Tuesday, May 22, 2007

Pulling back the curtain on Bridal Registries

Let’s talk about the growth of registries. Gone are the days of registering at a large department store and calling it a day. With the advent of electronic registries, the Internet and growth of specialty retailers, registering has moved into a whole new world.

In an article about bridal magazines, Daniel Lagani, VP and publisher of the Fairchild Bridal Group says, “Target, Macy’s, Williams & Sonoma and far less traditional players like Home Depot are looking at the bridal category as an opportunity. When you get the bride-to-be, you have identified the Holy Grail of a long-term value customer.”

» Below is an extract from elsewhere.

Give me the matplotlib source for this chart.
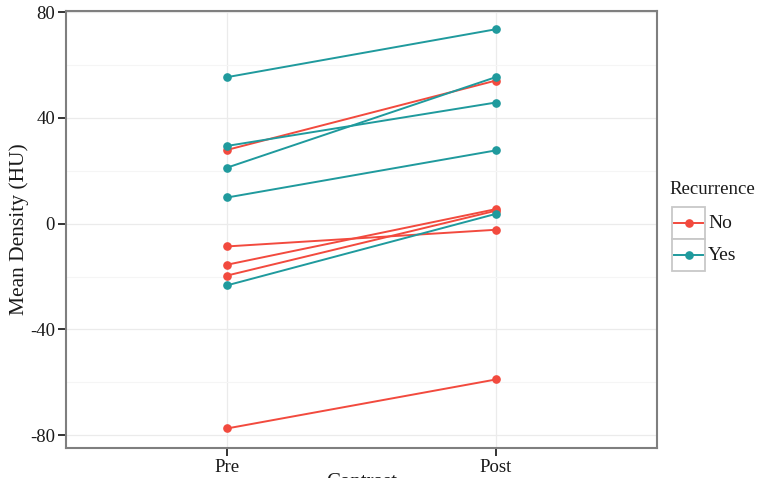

Why is the B2B a long-term value customer? Because after three years of marriage, 96% of women continue to shop at the same stores they shopped during their engagement and 81% still purchase the same brands. That’s right, long after the last thank you note is sent out and that Cuisinart that your friend just had to have (even though her meals generally go straight from the freezer to the microwave) begins to collect dust in the closet, there is still plenty of money to be made of off this happily married couple. Here are some quick numbers to illustrate this for you:
  • Newlyweds spend $70 billion in the first year of marriage, including
  • $4 billion on furniture
  • $3 billion on house wares
  • $413 million on tabletop.
In fact, couples spend more in the first 6 months of marriage than a settled household does in 5 years.

According to a survey by Bride’s magazine, the percent of newlyweds who have either bought the following items in the past year, or plan to do so in the next year:
  • Couch/sofa: 32%
  • Patio/Outdoor furniture: 31.8%
  • Mattress/Box Spring: 29.2%
  • Barbecue Grills: 27.9%
  • Vacuum cleaners: 25.4%
  • Sheets: 48.6%
  • Formal napkins: 23.4%
  • Blenders: 32.9%
  • Automatic coffeemakers: 28.7%
  • Toaster ovens: 22.5%
  • Cutlery/utensils: 38.8%

And the list goes on and on and on. What were these people doing before getting married, sitting on the floor and making toast in their broiler? If the median age for a woman to marry is 27, then doesn’t it stand to reason that she was living on her own prior to getting engaged? Why, after all of the gifts are given, are newlyweds going out and buying automatic coffeemakers? If anything it seems like today’s newlyweds would be starting out with two of everything from their respective apartments.

It makes sense that a married couple might need larger sheets (for their bigger bed) but a vacuum cleaner? Who knows? And “formal napkins”…who are these newlyweds kidding? Have you ever been to a friend’s house and used “formal napkins”? But maybe setting up house isn't what it's really about. As one woman we interviewed put it:

“Sometimes I just wanted to get married for the sole reason of forcing my friends to buy me tons and tons of useless gifts. I must’ve dropped thousands in the past few years on everyone else!”